A New Eye on the Cosmos
Named after Nancy Grace Roman, NASA's first chief of astronomy and the “mother” of the Hubble Space Telescope, this next-generation observatory is designed to tackle some of the biggest questions in astrophysics. Its primary goals are to investigate the mysterious
dark energy that is accelerating the universe's expansion, and to conduct a massive census of exoplanets—planets orbiting other stars. Currently at Kennedy Space Center in Florida, the telescope is undergoing final inspections and testing ahead of its launch aboard a SpaceX Falcon Heavy rocket. It will travel to a stable orbit about one million miles from Earth, a location also occupied by the James Webb Space Telescope (JWST). From this vantage point, Roman will embark on a five-year primary mission that could reshape our understanding of the universe.
The Power of a Panoramic View
While Roman has a primary mirror the same size as Hubble's—2.4 meters in diameter—its key advantage is its immense field of view. Its Wide Field Instrument will be able to capture an area of the sky more than 100 times larger than Hubble can in a single snapshot, all while maintaining similar image sharpness. This panoramic capability is a game-changer for astronomy. It transforms the telescope into a powerful survey instrument, capable of mapping vast regions of the cosmos with incredible speed and efficiency. Where Hubble might capture a stunningly detailed portrait of a single galaxy, Roman can photograph the entire galactic neighborhood in the same amount of time. Scientists have estimated that just one month of Roman's observation time could be equivalent to a century of observing with Hubble.
Hunting for Dark Energy and New Worlds
Roman's two core science objectives will leverage its wide-angle lens. To study dark energy, the telescope will map the distribution of billions of galaxies and observe distant supernova explosions. By measuring how the universe's structure has evolved over cosmic time, scientists hope to gain clues about the nature of this enigmatic force. Its second major task is to find thousands of new exoplanets. It will use two main techniques: looking for the tiny dip in starlight as a planet transits its star, and a method called gravitational microlensing.

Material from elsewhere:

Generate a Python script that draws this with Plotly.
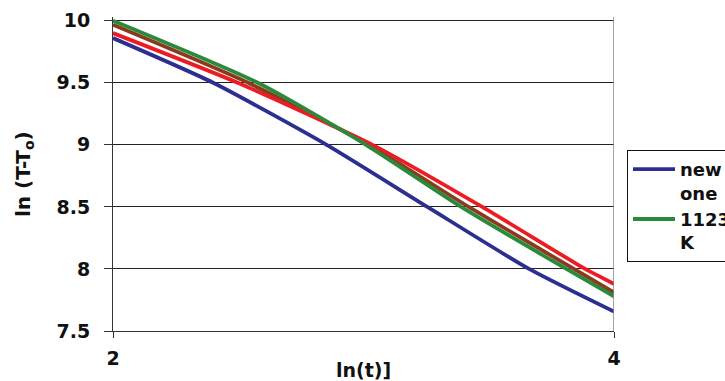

Microlensing can detect planets that are much farther away or even 'rogue' planets that don't orbit a star at all. Some estimates suggest Roman could discover around 100,000 exoplanets, a monumental leap from the roughly 6,000 confirmed to date.
A Complement to Hubble and Webb
Roman is not a replacement for Hubble or the JWST, but a powerful collaborator. Its strength lies in its ability to conduct massive surveys quickly, identifying countless objects of interest. These discoveries can then be handed off to Hubble and Webb for more focused, detailed observations. For instance, Roman's infrared surveys will create enormous catalogues of distant galaxies and newly found planets. Webb, with its unparalleled sensitivity and ability to see further into the infrared spectrum, could then zoom in on the most intriguing of these targets to study their chemical makeup or atmospheric properties. This synergy allows each telescope to play to its unique strengths, creating a more complete picture of the cosmos than any single observatory could achieve alone.
The Final Stretch to Launch
With the telescope having arrived at Kennedy Space Center in June, preparations are in full swing. Engineers have carefully moved the observatory into a vertical position and are conducting a series of final system checkouts, functional tests, and inspections. Soon, it will be fueled and integrated with the powerful SpaceX Falcon Heavy rocket that will carry it into space. The launch, now targeted for August 30, is about eight months ahead of its original schedule, a testament to the hard work of the mission team. After liftoff, Roman will begin its journey to its deep-space destination, poised to open a new chapter in our exploration of the universe's greatest mysteries.